E’ di attualità
in Europa il concetto di “social business”, cui la Commissione europea dedica
una specifica iniziativa,
intuendo che da qui possa arrivare un contributo trainante per la ripresa
(anche) del Pil comunitario. Va detto subito a scanso di equivoci che l’“impresa
sociale” di Bruxelles è diversa da quanto disciplinato in Italia con il decreto
155 del 2006. Due le principali differenze: guardare al processo produttivo più
che a specifiche forme societarie o ambiti di intervento; nessun tabù sulla
distribuzione degli utili. Proprio le due lacune per cui, a modesto parere di
chi scrive, la legge sull’impresa sociale in Italia può considerarsi un
fallimento.
Infatti, in
Europa, a partire dalla Gran Bretagna, “social business” non fa necessariamente
rima con nonprofit. Anzi. Semmai si va affermando il concetto di “low profit”.
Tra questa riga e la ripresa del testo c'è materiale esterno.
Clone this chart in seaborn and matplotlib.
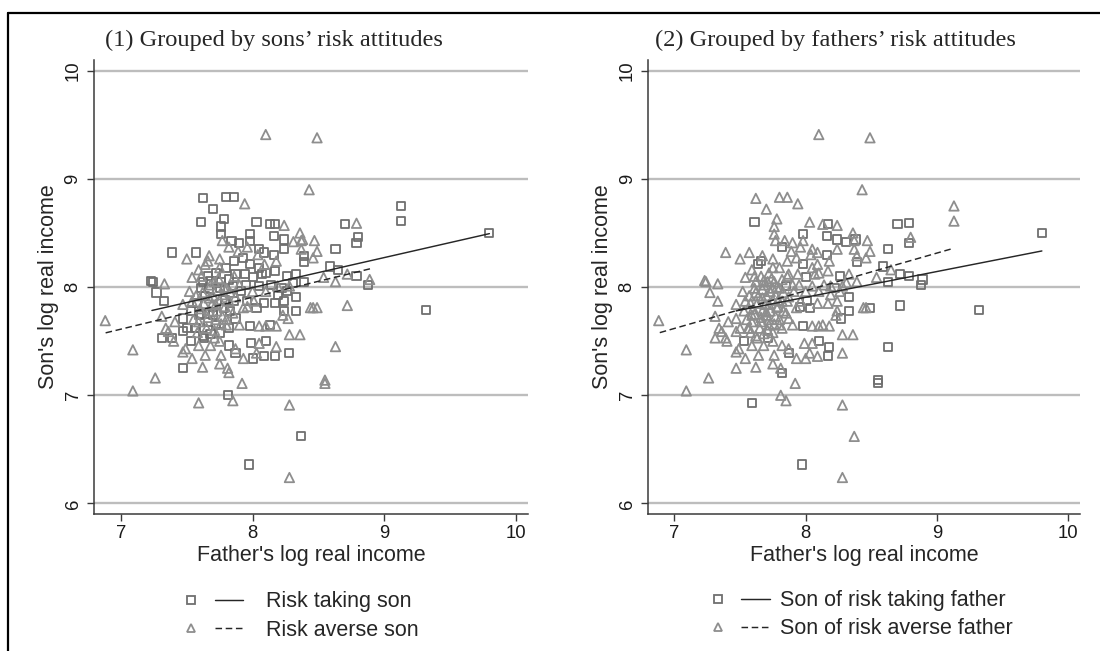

Utili cioè se ne possono distribuire, purché in modo contenuto, limitato dal
buon senso o da tetti fissati da norme o regolamentazione secondaria. Così non
si allontanano gli investitori (anche sociali) e non si disincentiva l’efficienza
finanziaria delle aziende (seppur sociali).
Certo, c’è il
rischio di un po’ di confusione iniziale: se il terzo settore, per come lo
abbiamo sempre inteso, è a cavallo tra stato e mercato, il “social business” è
a cavallo tra i tre! Potrebbe essere profit o nonprofit, privato o pubblico
(entro certi limiti). Sicuramente non è scontato considerare “social” tutto ciò
che è nonprofit. E la partita si complica non poco per la definizione di ogni
quadro di regolamentazione.
Ma offre anche
grandi opportunità. Il lavoro di Bruxelles, infatti, mira a definire politiche
di indirizzo e strumenti di incentivo che possano rientrare nel pacchetto che
dal 2014 al 2020 sarà a disposizione degli stati membri.
Così si parla di
finanziamenti, accesso al credito, mercato dei capitali, microcredito. Anche
qui con il rischio di qualche confusione. I funzionari europei, ad esempio,
continuano a citare il programma Progress
del Fondo europeo degli investimenti (FEI) come modello di intervento per il
social business. Ma Progress supporta
gli intermediari finanziari che vogliono fare microcredito in un’accezione
tradizionale del termine: prestiti fino a 25 mila euro a microimprese (a
proposito: il primo contratto col FEI in Italia lo ha firmato a luglio scorso la
BCC di Mediocrati, che opera in Calabria). Pur riconoscendo il valore sociale
dell’autoimpiego, non è chiaro cosa c’entrino un piccolo artigiano o un
commerciate con l’idea di social business
che la stessa Commissione declina come “quell’attività d’impresa il cui principale
obiettivo è l’impatto sociale più che la generazione di profitti per i propri
soci”. O ancora come imprese che “sono gestite secondo modalità trasparenti e
partecipate, coinvolgendo lavoratori, consumatori, portatori d’interesse”.
Questa attenzione ai
“processi” di partecipazione non può non richiamare alla mente la forma
cooperativa, in qualche modo la mamma di ogni “impresa sociale”. La sfida di
Bruxelles, che merita di essere incoraggiata, è capire se può essere
regolamentata quella contaminazione virtuosa che, da sempre, nel mercato esiste
tra le migliori pratiche della cooperazione e gli stili organizzativi e
manageriali delle imprese di capitali.
Anche per questo risulta cruciale
novità, per noi italiani, la flessibilità con cui Bruxelles gestisce la
questione degli utili, con l’idea di “low profit”. Fondamentale per attrarre
capitali privati verso imprese innovative dal punto di vista sociale e
ambientale, dunque favorirne lo start-up, la crescita, il consolidamento. E
importante anche per promuovere la nascita di mercati dei capitali
“responsabili”, che non siano costretti a inseguire in borsa le quotate “meno
peggio” ma possano fare un virtuoso cherry-picking
tra le migliori pratiche.
Funzionerà? C’è da augurarselo
nell’interesse dei tanti innovatori sociali che in Italia non sono mai mancati.